There are undoubtibly right-wing war mongering geeks, thus my use of the word "most". It's not hard to see that most geeks, at least those represented here on /., are considerably left of "center".
Further, I'd be willing to bet that if you could go back and poll the inventors of each advance in human history, asking if they'd have liked the fruit of their efforts to be used to inflict suffering on other people or not, you'd come up with a pretty overwhelming "no".
I would imagine there are some geeks who lost their brothers/fathers/sisters/mothers in 9-11, and would have no qualms in putting the hurt on some goat-farking terrorist camp via remote control.

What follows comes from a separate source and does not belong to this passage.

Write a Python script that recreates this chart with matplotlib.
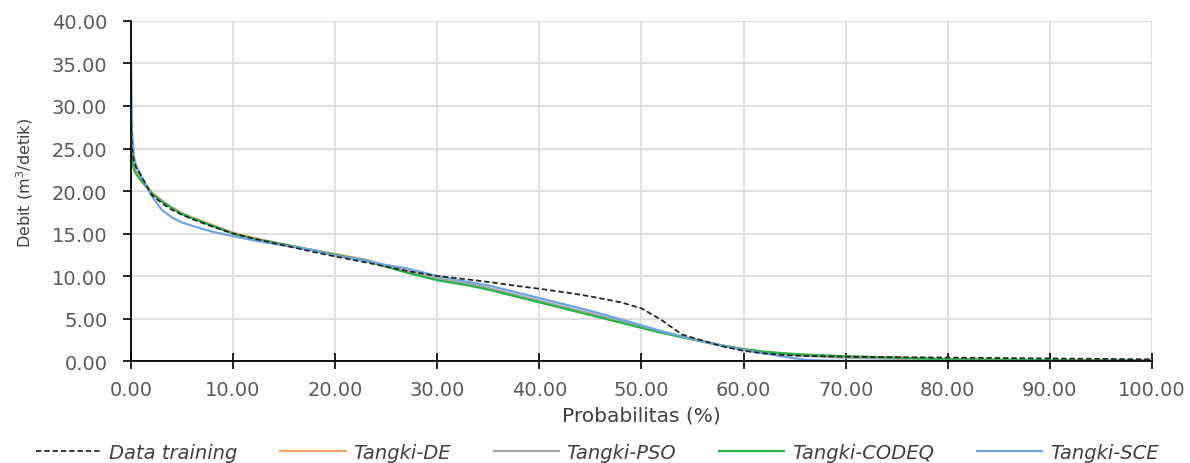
import matplotlib
matplotlib.use("Agg")
import matplotlib.pyplot as plt
from matplotlib.ticker import FormatStrFormatter

prob = [0, 0.1, 0.3, 0.5, 1, 2, 3, 4, 5, 6, 8, 10, 12, 15, 18, 20, 23, 25, 27, 30,
        33, 35, 38, 40, 43, 45, 48, 50, 52, 54, 56, 58, 60, 62, 64, 66, 68, 70, 75,
        80, 90, 100]

data_training = [30.0, 25.0, 23.5, 22.8, 21.8, 19.6, 18.6, 17.8, 17.2, 16.7, 15.8, 15.0,
                 14.4, 13.6, 12.8, 12.3, 11.6, 11.1, 10.6, 10.0, 9.6, 9.3, 8.8, 8.5, 8.0,
                 7.6, 6.9, 6.2, 4.8, 3.1, 2.4, 1.7, 1.2, 0.9, 0.7, 0.6, 0.55, 0.5, 0.45,
                 0.4, 0.3, 0.2]

tangki_de = [27.0, 24.0, 23.0, 22.3, 21.4, 19.9, 18.9, 18.1, 17.4, 16.9, 16.0, 15.1,
             14.5, 13.7, 13.0, 12.6, 11.9, 11.2, 10.5, 9.6, 9.0, 8.5, 7.6, 7.0, 6.1,
             5.5, 4.6, 4.0, 3.4, 2.8, 2.3, 1.8, 1.4, 1.1, 0.9, 0.75, 0.65, 0.55, 0.4,
             0.2, 0.1, 0.05]

tangki_pso = [26.5, 24.0, 22.8, 22.2, 21.3, 19.8, 18.8, 18.0, 17.3, 16.8, 15.9, 15.0,
              14.4, 13.7, 13.0, 12.5, 11.9, 11.2, 10.6, 9.7, 9.1, 8.6, 7.7, 7.1, 6.2,
              5.6, 4.7, 4.0, 3.4, 2.8, 2.3, 1.8, 1.4, 1.0, 0.8, 0.6, 0.5, 0.4, 0.25,
              0.1, 0.05, 0.02]

tangki_codeq = [25.0, 23.5, 22.5, 22.0, 21.2, 19.8, 18.8, 18.0, 17.3, 16.8, 15.9, 15.0,
                14.4, 13.7, 13.0, 12.5, 11.8, 11.1, 10.4, 9.5, 8.9, 8.4, 7.5, 6.9, 6.0,
                5.4, 4.5, 3.9, 3.3, 2.8, 2.3, 1.8, 1.4, 1.1, 0.9, 0.75, 0.65, 0.55, 0.4,
                0.2, 0.1, 0.05]

tangki_sce = [37.5, 27.0, 24.0, 23.0, 21.8, 19.5, 17.8, 16.9, 16.3, 15.9, 15.2, 14.7,
              14.2, 13.6, 13.0, 12.4, 11.8, 11.3, 10.9, 10.0, 9.3, 8.9, 8.0, 7.4, 6.5,
              5.9, 4.9, 4.2, 3.5, 2.9, 2.3, 1.8, 1.3, 0.9, 0.5, 0.15, 0.05, 0.02, 0.0,
              0.0, 0.0, 0.0]

x_ticks = [0, 10, 20, 30, 40, 50, 60, 70, 80, 90, 100]
y_ticks = [0, 5, 10, 15, 20, 25, 30, 35, 40]

fig = plt.figure(figsize=(11.9, 4.64), dpi=100)
ax = fig.add_axes([0.110, 0.2198, 0.858, 0.7328])

ax.plot(prob, data_training, color="#262626", lw=1.3, ls=(0, (3, 1.6)),
        label="Data training", zorder=3)
ax.plot(prob, tangki_de, color="#F4A36C", lw=1.6, label="Tangki-DE", zorder=2)
ax.plot(prob, tangki_pso, color="#A5A5A5", lw=1.6, label="Tangki-PSO", zorder=2)
ax.plot(prob, tangki_codeq, color="#2DB350", lw=1.6, label="Tangki-CODEQ", zorder=2)
ax.plot(prob, tangki_sce, color="#6FA4DC", lw=1.6, label="Tangki-SCE", zorder=2)

ax.set_xlim(0, 100)
ax.set_ylim(0, 40)
ax.set_xticks(x_ticks)
ax.set_yticks(y_ticks)
ax.xaxis.set_major_formatter(FormatStrFormatter("%.2f"))
ax.yaxis.set_major_formatter(FormatStrFormatter("%.2f"))

ax.grid(True, color="#D9D9D9", lw=1.2, zorder=0)
ax.set_axisbelow(True)
for s in ["top", "right"]:
    ax.spines[s].set_visible(False)
ax.spines["left"].set_color("black")
ax.spines["bottom"].set_color("black")
ax.spines["left"].set_linewidth(1.3)
ax.spines["bottom"].set_linewidth(1.3)

ax.tick_params(axis="x", direction="inout", length=11, width=1.2, colors="black",
               labelcolor="#595959", labelsize=14, pad=8)
ax.tick_params(axis="y", direction="out", length=6, width=1.2, colors="black",
               labelcolor="#595959", labelsize=14, pad=11)

ax.set_xlabel("Probabilitas (%)", fontsize=14.5, color="#404040", labelpad=5)
ax.set_ylabel("Debit (m$^3$/detik)", fontsize=11.5, color="#404040")
ax.yaxis.set_label_coords(-0.094, 0.526)

leg = fig.legend(loc="lower center", bbox_to_anchor=(0.502, -0.035), ncol=5,
                 frameon=False, handlelength=3.35, columnspacing=2.2,
                 handletextpad=0.4,
                 prop={"style": "italic", "size": 14})
for t in leg.get_texts():
    t.set_color("#404040")

fig.savefig("out.png", dpi=100)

I would imagine that there are some geeks who lost loved ones in 9-11 who would, similar to my original point, prefer that it was harder to kill people so that you'd only do it when you really had to.
Every year during my review, I just pray the words "slashdot.org" aren't mentioned.
From the display board, "It shall be a goal of the Armed Forces...that by 2015, one-third of the operational ground combat vehicles of the Armed Forces are unmanned." -National Defense Authorization Act for Fiscal Year 2001 (S. 2549, Sec. 217)
That is very scary to me. Who decided we want this? I do not want our military, any military sending ROBOT TANKS into battle.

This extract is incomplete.